RAW DATA =>
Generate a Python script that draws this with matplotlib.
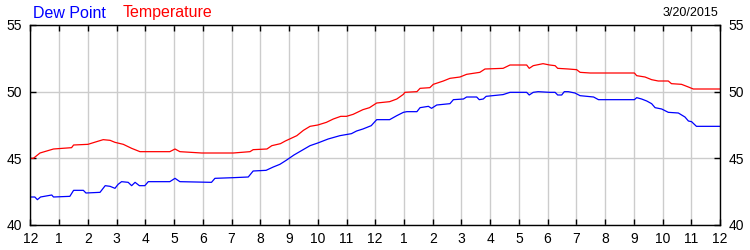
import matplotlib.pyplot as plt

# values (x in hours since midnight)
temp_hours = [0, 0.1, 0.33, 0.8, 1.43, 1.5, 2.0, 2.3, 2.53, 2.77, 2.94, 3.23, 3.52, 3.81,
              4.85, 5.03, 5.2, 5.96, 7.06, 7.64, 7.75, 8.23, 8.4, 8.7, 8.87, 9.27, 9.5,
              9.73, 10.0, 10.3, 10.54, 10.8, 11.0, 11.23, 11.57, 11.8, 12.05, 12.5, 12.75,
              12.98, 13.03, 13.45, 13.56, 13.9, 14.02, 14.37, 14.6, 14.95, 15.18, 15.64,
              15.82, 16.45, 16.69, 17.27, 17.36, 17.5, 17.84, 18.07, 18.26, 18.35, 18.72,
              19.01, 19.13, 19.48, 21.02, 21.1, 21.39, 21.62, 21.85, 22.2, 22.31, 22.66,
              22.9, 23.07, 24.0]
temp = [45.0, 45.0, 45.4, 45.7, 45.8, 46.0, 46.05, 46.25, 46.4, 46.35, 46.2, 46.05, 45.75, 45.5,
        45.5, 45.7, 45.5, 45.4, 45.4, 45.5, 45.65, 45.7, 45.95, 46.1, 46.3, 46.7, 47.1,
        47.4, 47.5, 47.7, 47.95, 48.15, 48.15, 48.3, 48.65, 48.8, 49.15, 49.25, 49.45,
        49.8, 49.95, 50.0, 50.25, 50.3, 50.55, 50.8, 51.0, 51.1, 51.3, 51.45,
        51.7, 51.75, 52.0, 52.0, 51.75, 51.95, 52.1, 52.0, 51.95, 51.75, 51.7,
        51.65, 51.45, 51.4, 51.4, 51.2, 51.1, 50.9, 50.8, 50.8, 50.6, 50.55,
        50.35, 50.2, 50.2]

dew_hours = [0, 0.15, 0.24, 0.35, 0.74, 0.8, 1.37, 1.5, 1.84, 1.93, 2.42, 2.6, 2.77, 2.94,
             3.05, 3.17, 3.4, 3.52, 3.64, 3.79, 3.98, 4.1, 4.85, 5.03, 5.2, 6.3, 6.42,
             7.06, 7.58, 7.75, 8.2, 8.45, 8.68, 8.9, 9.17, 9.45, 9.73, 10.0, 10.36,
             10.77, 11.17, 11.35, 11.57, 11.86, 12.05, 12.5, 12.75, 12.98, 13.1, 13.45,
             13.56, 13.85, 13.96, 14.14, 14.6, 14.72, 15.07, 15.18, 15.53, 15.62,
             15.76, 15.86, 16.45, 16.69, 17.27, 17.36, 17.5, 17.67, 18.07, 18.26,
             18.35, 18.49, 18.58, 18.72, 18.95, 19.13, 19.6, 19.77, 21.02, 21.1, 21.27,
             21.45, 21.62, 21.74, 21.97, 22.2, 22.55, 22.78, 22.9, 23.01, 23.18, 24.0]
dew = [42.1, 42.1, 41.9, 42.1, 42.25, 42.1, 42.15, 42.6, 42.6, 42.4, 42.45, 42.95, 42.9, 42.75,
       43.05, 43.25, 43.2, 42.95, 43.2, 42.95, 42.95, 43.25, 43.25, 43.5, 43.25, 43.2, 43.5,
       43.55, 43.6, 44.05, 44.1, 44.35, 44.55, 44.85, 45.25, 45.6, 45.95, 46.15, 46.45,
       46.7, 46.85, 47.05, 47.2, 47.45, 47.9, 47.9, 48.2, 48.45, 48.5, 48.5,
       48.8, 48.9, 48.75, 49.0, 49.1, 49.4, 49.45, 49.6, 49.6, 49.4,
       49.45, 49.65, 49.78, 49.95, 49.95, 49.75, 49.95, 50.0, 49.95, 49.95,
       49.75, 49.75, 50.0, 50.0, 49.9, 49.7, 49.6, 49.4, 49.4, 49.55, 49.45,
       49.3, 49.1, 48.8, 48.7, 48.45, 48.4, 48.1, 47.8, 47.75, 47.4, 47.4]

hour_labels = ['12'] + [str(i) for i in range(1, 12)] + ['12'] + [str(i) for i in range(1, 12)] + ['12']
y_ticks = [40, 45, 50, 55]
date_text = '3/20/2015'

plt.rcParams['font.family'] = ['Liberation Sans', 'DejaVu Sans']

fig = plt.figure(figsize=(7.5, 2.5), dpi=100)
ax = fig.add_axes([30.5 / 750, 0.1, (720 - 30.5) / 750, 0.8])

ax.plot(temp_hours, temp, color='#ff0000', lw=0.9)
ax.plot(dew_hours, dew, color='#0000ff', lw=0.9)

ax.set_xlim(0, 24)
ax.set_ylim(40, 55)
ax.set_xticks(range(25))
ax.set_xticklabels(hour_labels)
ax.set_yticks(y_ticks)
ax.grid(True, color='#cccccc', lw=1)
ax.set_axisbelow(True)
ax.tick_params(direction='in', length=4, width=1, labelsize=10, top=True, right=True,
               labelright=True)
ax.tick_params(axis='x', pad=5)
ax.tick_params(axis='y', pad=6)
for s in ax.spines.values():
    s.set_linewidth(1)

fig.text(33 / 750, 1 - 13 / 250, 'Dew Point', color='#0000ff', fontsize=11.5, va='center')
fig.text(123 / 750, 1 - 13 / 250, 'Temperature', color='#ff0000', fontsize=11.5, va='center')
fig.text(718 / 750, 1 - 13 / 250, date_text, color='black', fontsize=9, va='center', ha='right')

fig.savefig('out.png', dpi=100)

SHORT PROBLEM => Transcribe the listing in full and omit the pictures.

WRITTEN SOLUTION =>
Generate a Python script that draws this with matplotlib.
import matplotlib.pyplot as plt

# values (x in hours since midnight)
temp_hours = [0, 0.1, 0.33, 0.8, 1.43, 1.5, 2.0, 2.3, 2.53, 2.77, 2.94, 3.23, 3.52, 3.81,
              4.85, 5.03, 5.2, 5.96, 7.06, 7.64, 7.75, 8.23, 8.4, 8.7, 8.87, 9.27, 9.5,
              9.73, 10.0, 10.3, 10.54, 10.8, 11.0, 11.23, 11.57, 11.8, 12.05, 12.5, 12.75,
              12.98, 13.03, 13.45, 13.56, 13.9, 14.02, 14.37, 14.6, 14.95, 15.18, 15.64,
              15.82, 16.45, 16.69, 17.27, 17.36, 17.5, 17.84, 18.07, 18.26, 18.35, 18.72,
              19.01, 19.13, 19.48, 21.02, 21.1, 21.39, 21.62, 21.85, 22.2, 22.31, 22.66,
              22.9, 23.07, 24.0]
temp = [45.0, 45.0, 45.4, 45.7, 45.8, 46.0, 46.05, 46.25, 46.4, 46.35, 46.2, 46.05, 45.75, 45.5,
        45.5, 45.7, 45.5, 45.4, 45.4, 45.5, 45.65, 45.7, 45.95, 46.1, 46.3, 46.7, 47.1,
        47.4, 47.5, 47.7, 47.95, 48.15, 48.15, 48.3, 48.65, 48.8, 49.15, 49.25, 49.45,
        49.8, 49.95, 50.0, 50.25, 50.3, 50.55, 50.8, 51.0, 51.1, 51.3, 51.45,
        51.7, 51.75, 52.0, 52.0, 51.75, 51.95, 52.1, 52.0, 51.95, 51.75, 51.7,
        51.65, 51.45, 51.4, 51.4, 51.2, 51.1, 50.9, 50.8, 50.8, 50.6, 50.55,
        50.35, 50.2, 50.2]

dew_hours = [0, 0.15, 0.24, 0.35, 0.74, 0.8, 1.37, 1.5, 1.84, 1.93, 2.42, 2.6, 2.77, 2.94,
             3.05, 3.17, 3.4, 3.52, 3.64, 3.79, 3.98, 4.1, 4.85, 5.03, 5.2, 6.3, 6.42,
             7.06, 7.58, 7.75, 8.2, 8.45, 8.68, 8.9, 9.17, 9.45, 9.73, 10.0, 10.36,
             10.77, 11.17, 11.35, 11.57, 11.86, 12.05, 12.5, 12.75, 12.98, 13.1, 13.45,
             13.56, 13.85, 13.96, 14.14, 14.6, 14.72, 15.07, 15.18, 15.53, 15.62,
             15.76, 15.86, 16.45, 16.69, 17.27, 17.36, 17.5, 17.67, 18.07, 18.26,
             18.35, 18.49, 18.58, 18.72, 18.95, 19.13, 19.6, 19.77, 21.02, 21.1, 21.27,
             21.45, 21.62, 21.74, 21.97, 22.2, 22.55, 22.78, 22.9, 23.01, 23.18, 24.0]
dew = [42.1, 42.1, 41.9, 42.1, 42.25, 42.1, 42.15, 42.6, 42.6, 42.4, 42.45, 42.95, 42.9, 42.75,
       43.05, 43.25, 43.2, 42.95, 43.2, 42.95, 42.95, 43.25, 43.25, 43.5, 43.25, 43.2, 43.5,
       43.55, 43.6, 44.05, 44.1, 44.35, 44.55, 44.85, 45.25, 45.6, 45.95, 46.15, 46.45,
       46.7, 46.85, 47.05, 47.2, 47.45, 47.9, 47.9, 48.2, 48.45, 48.5, 48.5,
       48.8, 48.9, 48.75, 49.0, 49.1, 49.4, 49.45, 49.6, 49.6, 49.4,
       49.45, 49.65, 49.78, 49.95, 49.95, 49.75, 49.95, 50.0, 49.95, 49.95,
       49.75, 49.75, 50.0, 50.0, 49.9, 49.7, 49.6, 49.4, 49.4, 49.55, 49.45,
       49.3, 49.1, 48.8, 48.7, 48.45, 48.4, 48.1, 47.8, 47.75, 47.4, 47.4]

hour_labels = ['12'] + [str(i) for i in range(1, 12)] + ['12'] + [str(i) for i in range(1, 12)] + ['12']
y_ticks = [40, 45, 50, 55]
date_text = '3/20/2015'

plt.rcParams['font.family'] = ['Liberation Sans', 'DejaVu Sans']

fig = plt.figure(figsize=(7.5, 2.5), dpi=100)
ax = fig.add_axes([30.5 / 750, 0.1, (720 - 30.5) / 750, 0.8])

ax.plot(temp_hours, temp, color='#ff0000', lw=0.9)
ax.plot(dew_hours, dew, color='#0000ff', lw=0.9)

ax.set_xlim(0, 24)
ax.set_ylim(40, 55)
ax.set_xticks(range(25))
ax.set_xticklabels(hour_labels)
ax.set_yticks(y_ticks)
ax.grid(True, color='#cccccc', lw=1)
ax.set_axisbelow(True)
ax.tick_params(direction='in', length=4, width=1, labelsize=10, top=True, right=True,
               labelright=True)
ax.tick_params(axis='x', pad=5)
ax.tick_params(axis='y', pad=6)
for s in ax.spines.values():
    s.set_linewidth(1)

fig.text(33 / 750, 1 - 13 / 250, 'Dew Point', color='#0000ff', fontsize=11.5, va='center')
fig.text(123 / 750, 1 - 13 / 250, 'Temperature', color='#ff0000', fontsize=11.5, va='center')
fig.text(718 / 750, 1 - 13 / 250, date_text, color='black', fontsize=9, va='center', ha='right')

fig.savefig('out.png', dpi=100)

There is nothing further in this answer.